Dans le cas du français, à défaut d’une autorité directe sur l’orientation de la langue, le combat devra être mené dans l’espace francophone pour être porté par devant les instances compétences. Alors que dans le cas du créole haïtien, il s’agit bien d’un combat de terrain pour convaincre les autorités à agir.
Déjà les féministes haïtiennes, innovent et dynamisent la langue créole, en adoptant dans leurs pratiques langagières la féminisation des métiers et des professions. Elles les adaptent au sexe : doktè- doktèz ; senatè, senatèz etc. Un combat déterminé qui ose secouer le statu quo. A raison et en toute légitimité.

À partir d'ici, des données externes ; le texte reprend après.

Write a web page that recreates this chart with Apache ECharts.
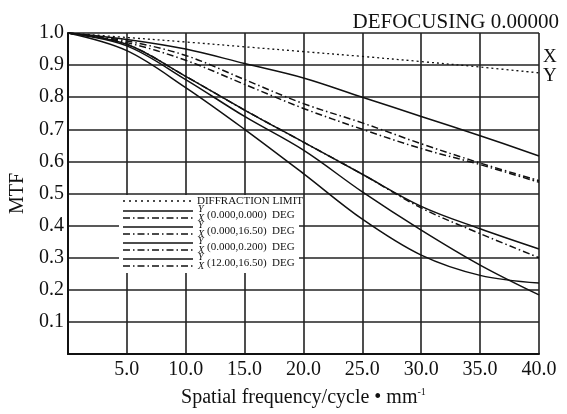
<!DOCTYPE html>
<html>
<head>
<meta charset="utf-8">
<script src="https://cdn.jsdelivr.net/npm/echarts@6/dist/echarts.min.js"></script>
<style>
html, body { margin: 0; padding: 0; background: #fff; }
#main { width: 567px; height: 414px; }
</style>
</head>
<body>
<div id="main"></div>
<script>
// spatial frequency (cycle/mm)
var freq = [0, 5, 10, 15, 20, 25, 30, 35, 40];
var yTicks = [0.1, 0.2, 0.3, 0.4, 0.5, 0.6, 0.7, 0.8, 0.9, 1.0];

// MTF values
var diffLimit = [1.0, 0.986, 0.972, 0.957, 0.942, 0.927, 0.911, 0.894, 0.876];
var topY     = [1.0, 0.98, 0.95, 0.905, 0.86, 0.80, 0.74, 0.68, 0.617];
var dashUp   = [1.0, 0.975, 0.93, 0.855, 0.78, 0.72, 0.655, 0.595, 0.54];
var dashLow  = [1.0, 0.97, 0.915, 0.84, 0.765, 0.70, 0.64, 0.59, 0.535];
var midY     = [1.0, 0.965, 0.865, 0.76, 0.66, 0.56, 0.46, 0.39, 0.327];
var midX     = [1.0, 0.965, 0.865, 0.76, 0.66, 0.56, 0.455, 0.375, 0.30];
var crossY   = [1.0, 0.96, 0.855, 0.74, 0.635, 0.505, 0.386, 0.277, 0.184];
var lowY     = [1.0, 0.945, 0.83, 0.70, 0.562, 0.42, 0.308, 0.245, 0.221];

var legendNames = ['(0.000,0.000)  DEG', '(0.000,16.50)  DEG', '(0.000,0.200)  DEG', '(12.00,16.50)  DEG'];

var serif = '"Liberation Serif", "DejaVu Serif", serif';
var ink = '#111';
var dashDot = [7, 3, 1.5, 3];

function pairs(vals) {
	var out = [];
	for (var i = 0; i < freq.length; i++) {
		out.push([freq[i], vals[i]]);
	}
	return out;
}

function curve(name, vals, type, width) {
	return {
		name: name,
		type: 'line',
		data: pairs(vals),
		smooth: 0.35,
		symbol: 'none',
		silent: true,
		lineStyle: { color: ink, width: width || 1.5, type: type }
	};
}

// legend drawn by hand, like the original plot
var graphics = [{
	type: 'rect',
	shape: { x: 119, y: 195, width: 180, height: 78 },
	style: { fill: '#fff' },
	z: 50
}, {
	type: 'line',
	shape: { x1: 123, y1: 201, x2: 193, y2: 201 },
	style: { stroke: ink, lineWidth: 1.5, lineDash: [2, 4] },
	z: 51
}, {
	type: 'text',
	x: 197, y: 201,
	style: { text: 'DIFFRACTION LIMIT', font: '11px ' + serif, fill: ink, verticalAlign: 'middle' },
	z: 51
}];
for (var i = 0; i < legendNames.length; i++) {
	var y0 = 211 + i * 16;
	graphics.push({
		type: 'line',
		shape: { x1: 123, y1: y0, x2: 193, y2: y0 },
		style: { stroke: ink, lineWidth: 1.5 },
		z: 51
	});
	graphics.push({
		type: 'line',
		shape: { x1: 123, y1: y0 + 7, x2: 193, y2: y0 + 7 },
		style: { stroke: ink, lineWidth: 1.5, lineDash: dashDot },
		z: 51
	});
	graphics.push({
		type: 'text', x: 198, y: y0 - 2,
		style: { text: 'Y', font: 'italic 10px ' + serif, fill: ink, verticalAlign: 'middle' }, z: 51
	});
	graphics.push({
		type: 'text', x: 198, y: y0 + 7,
		style: { text: 'X', font: 'italic 10px ' + serif, fill: ink, verticalAlign: 'middle' }, z: 51
	});
	graphics.push({
		type: 'text', x: 207, y: y0 + 4,
		style: { text: legendNames[i], font: '11px ' + serif, fill: ink, verticalAlign: 'middle' }, z: 51
	});
}
graphics.push({
	type: 'text', x: 543, y: 57,
	style: { text: 'X', font: '19px ' + serif, fill: ink, verticalAlign: 'middle' }
});
graphics.push({
	type: 'text', x: 543, y: 76,
	style: { text: 'Y', font: '19px ' + serif, fill: ink, verticalAlign: 'middle' }
});

var myChart = echarts.init(document.getElementById('main'));
var option = {
	backgroundColor: '#fff',
	animation: false,
	title: {
		text: 'DEFOCUSING 0.00000',
		right: 3,
		top: 7,
		textStyle: { fontFamily: serif, fontSize: 21, fontWeight: 'normal', color: ink }
	},
	grid: { left: 67, right: 28, top: 33, bottom: 60 },
	xAxis: {
		type: 'value',
		min: 0, max: 40, interval: 5,
		name: '{a|Spatial frequency/cycle • mm}{s|-1}',
		nameLocation: 'middle',
		nameGap: 33,
		nameTextStyle: {
			rich: {
				a: { fontFamily: serif, fontSize: 20, color: ink },
				s: { fontFamily: serif, fontSize: 10, color: ink, verticalAlign: 'top', padding: [0, 0, 11, 0] }
			}
		},
		axisLine: { lineStyle: { color: ink, width: 2 } },
		axisTick: { show: false },
		axisLabel: {
			fontFamily: serif, fontSize: 20, color: ink, margin: 6,
			formatter: function (v) { return v === 0 ? '' : v.toFixed(1); }
		},
		splitLine: { lineStyle: { color: '#222', width: 1.6 } }
	},
	yAxis: {
		type: 'value',
		min: 0, max: 1, interval: 0.1,
		name: 'MTF',
		nameLocation: 'middle',
		nameGap: 31,
		nameTextStyle: { fontFamily: serif, fontSize: 20, color: ink },
		axisLine: { show: true, lineStyle: { color: ink, width: 2 } },
		axisTick: { show: false },
		axisLabel: {
			fontFamily: serif, fontSize: 20, color: ink, margin: 4,
			formatter: function (v) {
				var t = Math.round(v * 10) / 10;
				return yTicks.indexOf(t) < 0 ? '' : t.toFixed(1);
			}
		},
		splitLine: { lineStyle: { color: '#222', width: 1.6 } }
	},
	graphic: graphics,
	series: [
		curve('DIFFRACTION LIMIT', diffLimit, [2, 3], 1.3),
		curve('top Y', topY, 'solid'),
		curve('upper X', dashUp, dashDot),
		curve('lower X', dashLow, dashDot),
		curve('mid Y', midY, 'solid'),
		curve('mid X', midX, dashDot),
		curve('cross Y', crossY, 'solid'),
		curve('low Y', lowY, 'solid')
	]
};
myChart.setOption(option);
</script>
</body>
</html>
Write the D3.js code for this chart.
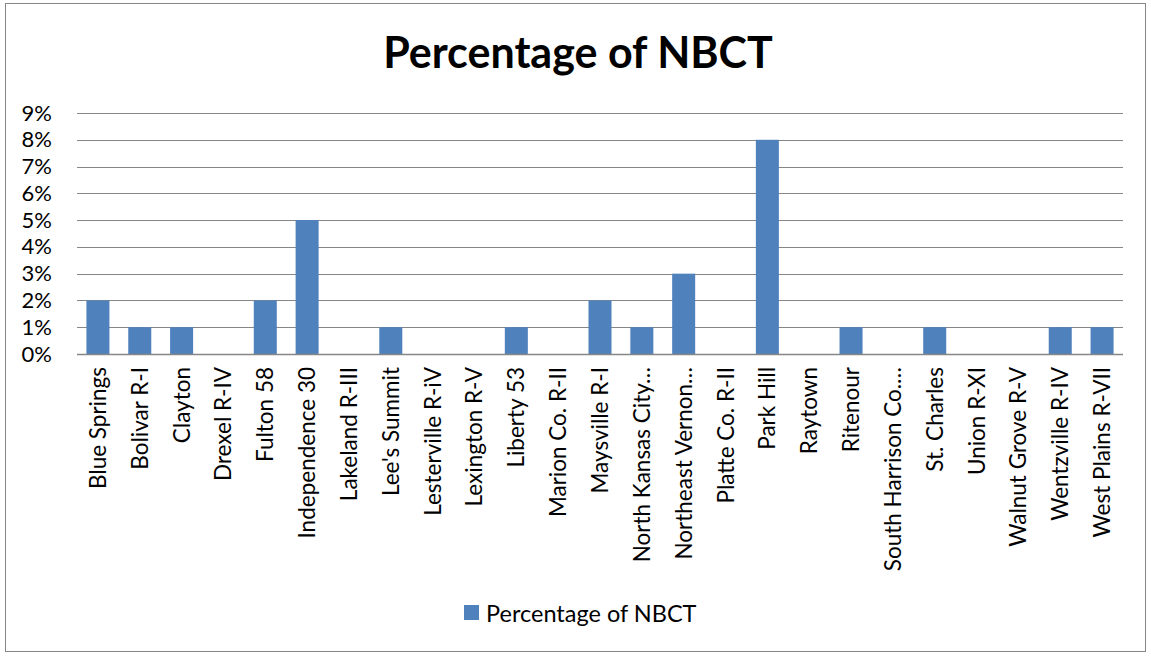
<!DOCTYPE html>
<html>
<head>
    <script src="https://d3js.org/d3.v7.min.js"></script>
    <style>
        body { margin: 0; background: #fff; }
        text { font-family: Lato, "Open Sans", sans-serif; fill: #000; }
    </style>
</head>
<body>
    <div id="chart"></div>
<script>
    // data
    const districts = ["Blue Springs", "Bolivar R-I", "Clayton", "Drexel R-IV", "Fulton 58",
        "Independence 30", "Lakeland R-III", "Lee's Summit", "Lesterville R-iV", "Lexington R-V",
        "Liberty 53", "Marion Co. R-II", "Maysville R-I", "North Kansas City\u2026", "Northeast Vernon\u2026",
        "Platte Co. R-II", "Park Hill", "Raytown", "Ritenour", "South Harrison Co.\u2026",
        "St. Charles", "Union R-XI", "Walnut Grove R-V", "Wentzville R-IV", "West Plains R-VII"];
    const pctNBCT = [2, 1, 1, 0, 2, 5, 0, 1, 0, 0, 1, 0, 2, 1, 3, 0, 8, 0, 1, 0, 1, 0, 0, 1, 1];
    const yTicks = [0, 1, 2, 3, 4, 5, 6, 7, 8, 9];
    const seriesName = "Percentage of NBCT";

    const W = 1151, H = 656;
    const margin = {top: 113, right: 28, bottom: 302, left: 77},
        width = W - margin.left - margin.right,
        height = H - margin.top - margin.bottom;

    const svg = d3.select("#chart").append("svg")
        .attr("width", W)
        .attr("height", H);

    // outer frame
    svg.append("rect")
        .attr("x", 5.5).attr("y", 3.5)
        .attr("width", W - 11).attr("height", H - 8)
        .attr("fill", "none")
        .attr("stroke", "#868686");

    // title
    svg.append("text")
        .attr("x", 578)
        .attr("y", 68)
        .attr("text-anchor", "middle")
        .style("font-size", "43px")
        .style("font-weight", "bold")
        .text(seriesName);

    const g = svg.append("g")
        .attr("transform", `translate(${margin.left},${margin.top})`);

    const x = d3.scaleBand()
        .domain(districts)
        .range([0, width])
        .padding(0);

    const y = d3.scaleLinear()
        .domain([0, 9])
        .range([height, 0]);

    // grid lines
    g.selectAll(".grid")
        .data(yTicks)
        .join("line")
        .attr("x1", 0).attr("x2", width)
        .attr("y1", d => Math.round(y(d)) + 0.5)
        .attr("y2", d => Math.round(y(d)) + 0.5)
        .attr("stroke", "#868686")
        .attr("stroke-width", 1.2);

    // y labels
    const yAxis = g.append("g")
        .call(d3.axisLeft(y).tickValues(yTicks).tickFormat(d => d + "%").tickSize(0).tickPadding(25));
    yAxis.select(".domain").remove();
    yAxis.selectAll("text")
        .style("font-size", "22px")
        .style("font-family", "Lato, 'Open Sans', sans-serif");

    // bars
    const barW = x.bandwidth() * 0.55;
    g.selectAll(".bar")
        .data(districts)
        .join("rect")
        .attr("x", (d) => x(d) + (x.bandwidth() - barW) / 2)
        .attr("y", (d, i) => y(pctNBCT[i]))
        .attr("width", barW)
        .attr("height", (d, i) => height - y(pctNBCT[i]))
        .attr("fill", "#4F81BD");

    // baseline
    g.append("line")
        .attr("x1", 0).attr("x2", width)
        .attr("y1", height + 0.5).attr("y2", height + 0.5)
        .attr("stroke", "#868686")
        .attr("stroke-width", 1.5);

    // x labels, rotated
    g.selectAll(".xlab")
        .data(districts)
        .join("text")
        .attr("transform", d => `translate(${x(d) + x.bandwidth() / 2 + 8},${height + 13}) rotate(-90)`)
        .attr("text-anchor", "end")
        .style("font-size", "22.5px")
        .text(d => d);

    // legend
    svg.append("rect")
        .attr("x", 464).attr("y", 605)
        .attr("width", 15).attr("height", 15)
        .attr("fill", "#4F81BD");
    svg.append("text")
        .attr("x", 486)
        .attr("y", 622)
        .style("font-size", "23.5px")
        .text(seriesName);
</script>
</body>
</html>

Dans cette même dynamique – quelque farfelue que puisse paraître l’idée – pourquoi l’Académie créole, institution d’avant-garde représentant une grande avancée en regard de la démocratie, du respect des droits linguistiques et de la diversité culturelle ne pourrait-elle pas concevoir un dictionnaire où seraient bannis, rejetés, sanctionnés ou signalés comme inopportuns des mots et expressions dévalorisant pour les femmes ou toute autre catégorie discriminée ? Ou n’est-il pas possible d’envisager un dictionnaire spécial de mots et expressions créoles à placer en quarantaine ?
De toute manière, l’Académie créole a un rôle majeur à jouer. C’est à cette institution dont la mission est la codification de notre langue vernaculaire de se hisser à la hauteur de son rôle historique pour contribuer efficacement à déconstruire notre société d’exclusion et la refonder sur la tolérance, la civilité entre les locuteurs, le respect réciproque de leurs droits et du coup, sur des rapports de genre équilibré.
En conclusion, les droits linguistiques consacrés dans la Chartre des droits humains accorde à toute personne, sans discrimination de sexe, la liberté de s’exprimer dans la langue de son choix et avant tout, dans sa langue maternelle. En regard de cette référence, questionner les droits linguistiques des femmes pourrait paraître superfétatoire. Mais notre réflexion met à nu une toute autre vérité.
La construction de l’Etat de droit que prône la société haïtienne depuis la chute de la dictature renvoie à l’édification d’une société d’équilibre, san fos kote, pour citer mon leit motiv de Ministre à la Condition féminine et aux droits des femmes. Une société offrant des opportunités égales pour tous et pour toutes, où se valent tous les droits fondamentaux appelés à garantir l’épanouissement personnel de chaque citoyen, de chaque citoyenne. Parmi ces prérogatives, le droit à la parole n’est pas une notion abstraite. Il demeure un indicateur clé dans une démocratie.
Les hommes autant que les femmes d’Haïti doivent, grâce à un aménagement linguistique adéquat respectueux de leurs droits, avoir, l’assurance d’un libre usage du français et/ou du créole pour l’expression de leur pensée, de leurs aspirations et de leurs rêves sans discrimination aucune.